Efforts pour que chacun des acteurs concernés s’adaptent à cette mesure qui représente selon l’HAS "non pas un désaveu des pratiques" des laboratoires, des médecins ou des patients, "mais bien une évolution qui s’impose afin d’adapter, sur la base de critère de qualité, la prise en charge collective des soins." En réalité, un nouveau médicament est mis sur le marché tous les deux jours et c’est à l’HAS de déterminer s’il doit ou non être remboursé. Pour son président, Gilles Bouvenot, "en même temps que ce flux qui arrive il doit y avoir, pour que la solidarité nationale persiste, un flux de sortie des médicaments les moins importants", donc un déremboursement justifié par un engagement en faveur du progrès. Mais où sont ces thérapeutiques de progrès lorsqu’il s’agit des fluidifiants bronchiques et expectorants déremboursés, très utilisés à La Réunion, et toujours en vente sur le marché ? Que l’appréciation de leur efficacité soit en fonction des pratiques médicales n’enlève rien au fait qu’ils sont prescrits à de nombreuses familles, depuis plusieurs années et qu’il n’existe aujourd’hui aucun équivalent. Si le docteur Combes, chef du service pédiatrie du CHD de Bellepierre "ne pense pas que ces produits aient une utilité absolue", en revanche pour le docteur Khaa, pédiatre dans le secteur privé, "dans l’intérêt de l’enfant, je suis obligé de prescrire ces médicaments et je continuerai car ils soulagent. Je suis désolé de cette situation et je ne peux rien faire de plus que de prévenir les parents qu’ils sont déremboursés, car beaucoup ne sont pas au courant." Concrètement, la population n’a pas été informée mais mise devant le fait. Une méthode bien particulière pour instaurer la "politique d’éducation et de responsabilisation des assurés sociaux" dont parle l’HAS.

Devoir d’information

Qu’est-ce dès lors un assuré responsable ? Celui qui remet en cause la prescription de son médecin ? Celui qui accepte de payer plus cher des médicaments soumis à l’augmentation de la TVA sans rien dire ? Celui qui évite de soigner ses enfants aux bronches encombrées ? Celui qui sera en mesure de financer l’augmentation des primes d’assurance complémentaire pour supporter le désengagement de l’État ? Le contribuable est en droit de bénéficier d’une information claire et transparente sur le sujet, ce qui n’est pas le cas actuellement. "C’est au médecin de signaler si le médicament qu’il prescrit est ou non remboursé ainsi qu’au pharmacien", explique Pierre Jean Dalleau, Directeur Santé à la Caisse Générale de Sécurité Sociale de Saint-Denis. Pour sa part, la CGSS "est en bout de chaîne, nous appliquons ce qui est décidé." Bien que remettant en cause l’intérêt de susciter un débat public à chaque médicament déremboursé, doutant de la réceptivité des citoyens, Pierre Jean Dalleau accorde que l’État devrait plus communiquer sur le sujet, élaborer une information qui ne se cantonne pas à l’aspect scientifique si l’on veut pouvoir apprécier le fondement de la démarche. "Il faudrait communiquer sur le fait que telle molécule ou tel médicament est plus efficace ou pas assez et pourquoi, ainsi que sur les possibilités de substitution." En l’occurrence elles sont inexistantes dans le cas des fluidifiants bronchiques.

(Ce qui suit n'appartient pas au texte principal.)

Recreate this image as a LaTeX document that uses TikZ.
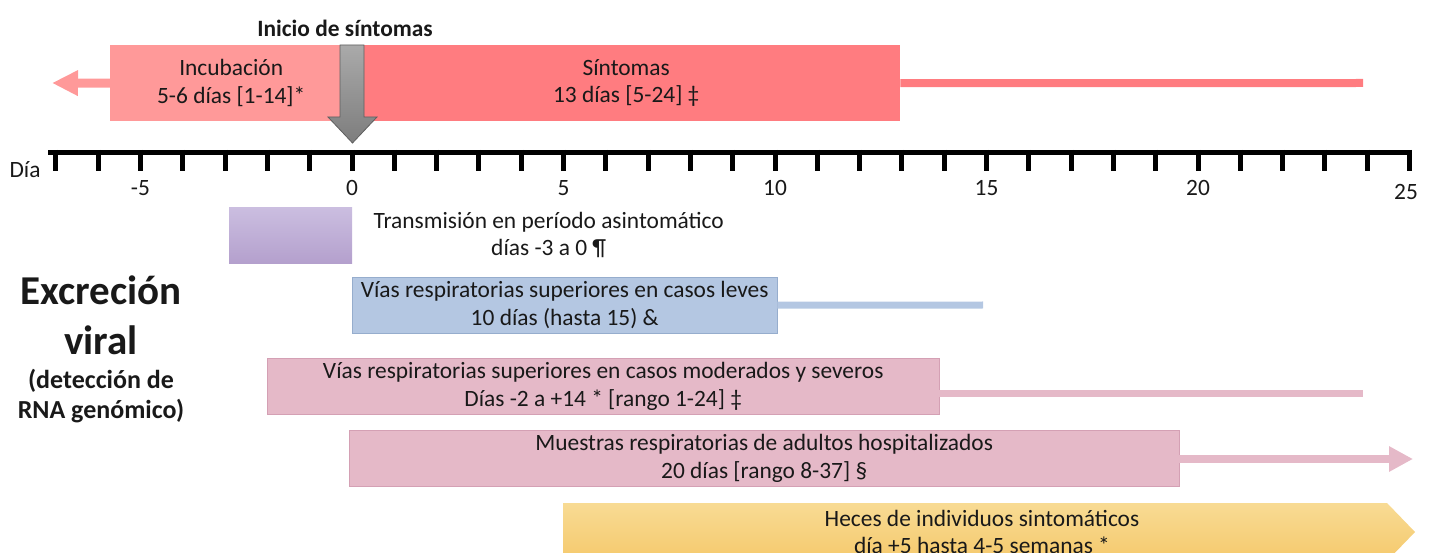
\documentclass[tikz,border=0pt]{standalone}
\usepackage{fontspec}
\setmainfont{Carlito}
\usetikzlibrary{arrows.meta, positioning}
\definecolor{incC}    {RGB}{255,153,153}
\definecolor{sintC}   {RGB}{255,124,128}
\definecolor{flechaT} {RGB}{170,170,170}
\definecolor{flechaB} {RGB}{125,125,125}
\definecolor{flechaE} {RGB}{ 95, 95, 95}
\definecolor{asintT}  {RGB}{203,190,224}
\definecolor{asintB}  {RGB}{180,160,205}
\definecolor{leveC}   {RGB}{180,199,226}
\definecolor{leveE}   {RGB}{150,173,205}
\definecolor{graveC}  {RGB}{229,185,200}
\definecolor{graveE}  {RGB}{212,160,180}
\definecolor{hecesT}  {RGB}{248,219,148}
\definecolor{hecesB}  {RGB}{245,201,108}

\begin{document}
\begin{tikzpicture}[x=1pt, y=-1pt,
  txt/.style={font=\fontsize{23.4}{27.5}\selectfont, align=center,
              text=black!90, inner sep=0pt},
  negrita/.style={txt, font=\fontsize{23.4}{27.5}\selectfont\bfseries},
  bar/.style={txt, rectangle, anchor=north west, minimum height=56pt},
  marca/.style={line width=5pt},
  num/.style={txt}]

\useasboundingbox (0,0) rectangle (1430,553);

% ============================================================
% Incubation / symptoms band
% ============================================================
\node[bar, fill=incC, minimum width=242pt, minimum height=76pt]
  (incub) at (110,45) {Incubación\\5-6 días [1-14]*};
\node[bar, fill=sintC, minimum width=548pt, minimum height=76pt]
  (sint) at (352,45) {Síntomas\\13 días [5-24] ‡};

\coordinate (incTip)  at (52,83);
\coordinate (sintEnd) at (1363,83);
\draw[incC, line width=9pt, -{Triangle[length=26pt, width=24pt]}]
  (incub.west) -- (incTip);
\draw[sintC, line width=8pt] (sint.east) -- (sintEnd);

% Onset arrow
\shade[top color=flechaT, bottom color=flechaB, draw=flechaE, line width=0.8pt]
  (340,45) -- (364,45) -- (364,117) -- (377,117) -- (352.5,143)
  -- (328,117) -- (340,117) -- cycle;
\node[negrita] (inicio) at (345,28) {Inicio de síntomas};

% ============================================================
% Day axis
% ============================================================
\draw[line width=5pt] (48,152.5) -- (1411,152.5);
\foreach \d in {-7,...,25}{
  \draw[marca] ({352+42.3*\d},150) -- ({352+42.3*\d},171);
}
\foreach \d in {-5,0,5,10,15,20}{
  \node[num] at ({352+42.3*\d},188) {\d};
}
\node[num] at (1406,192) {25};
\node[num] (dia) at (25,170) {Día};

% ============================================================
% Viral shedding bars
% ============================================================
\node[bar, top color=asintT, bottom color=asintB, minimum width=123pt]
  (asint) at (229,207) {};
\node[txt, right=21pt of asint] (asintTxt)
  {Transmisión en período asintomático\\días -3 a 0 ¶};

\node[bar, fill=leveC, draw=leveE, minimum width=425pt]
  (leve) at (352,277) {Vías respiratorias superiores en casos leves\\10 días (hasta 15) \&};
\coordinate (leveEnd) at (983,305);
\draw[leveC, line width=7pt] (leve.east) -- (leveEnd);

\node[bar, fill=graveC, draw=graveE, minimum width=672pt]
  (grave) at (267,358) {Vías respiratorias superiores en casos moderados y severos\\Días -2 a +14 * [rango 1-24] ‡};
\coordinate (graveEnd) at (1363,393.5);
\draw[graveC, line width=7pt] (graveEnd -| grave.east) -- (graveEnd);

\node[bar, fill=graveC, draw=graveE, minimum width=830pt]
  (hosp) at (349,430) {Muestras respiratorias de adultos hospitalizados\\20 días [rango 8-37] §};
\coordinate (hospTip) at (1413,459);
\draw[graveC, line width=8pt, -{Triangle[length=24pt, width=24pt]}]
  (hospTip -| hosp.east) -- (hospTip);

% Faeces (chevron running off the bottom)
\shade[top color=hecesT, bottom color=hecesB]
  (563,503) -- (1387,503) -- (1415,532) -- (1387,561) -- (563,561) -- cycle;
\node[txt] (heces) at (982,532)
  {Heces de individuos sintomáticos\\día +5 hasta 4-5 semanas *};

% Side label
\node[txt, font=\fontsize{41}{50}\selectfont\bfseries] (excr) at (101,315)
  {Excreción\\viral};
\node[txt, font=\fontsize{26}{30}\selectfont\bfseries] (detec) at (101,396)
  {(detección de\\RNA genómico)};

\end{tikzpicture}
\end{document}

Peut-on encore parler de santé publique

Si la prescription de ces médicaments n’a visé qu’à servir les intérêts financiers des laboratoires pharmaceutiques ou autres acteurs, les malades, enfants, parents, ont été abusés depuis des années. Un scandale qui mérite d’être dénoncé. Si par contre, leur usage, que l’on connaît important localement, s’avère nécessaire pour remplir la mission première d’un médicament, à savoir soulager les malades, peut-être faut-il, comme pour le sérum physiologique en dosette, impulser un débat local sur le sujet. Rhinopharyngites, bronchites, crises d’asthme à répétition... La recherche relative aux allergies, à la pollinisation, mériterait d’être développée, comme le soutient depuis des années l’association d’allergologues, l’Areforcal. Mais peut-on encore parler de santé publique dans un système ou la solidarité nationale fonctionne par priorités sans mesurer totalement les conséquences de ces choix. A moins qu’il ne faille accepter que des pathologies sont plus importantes que d’autres aux yeux de l’État ou encore que le progrès soit plébiscité là ou la rentabilité est possible.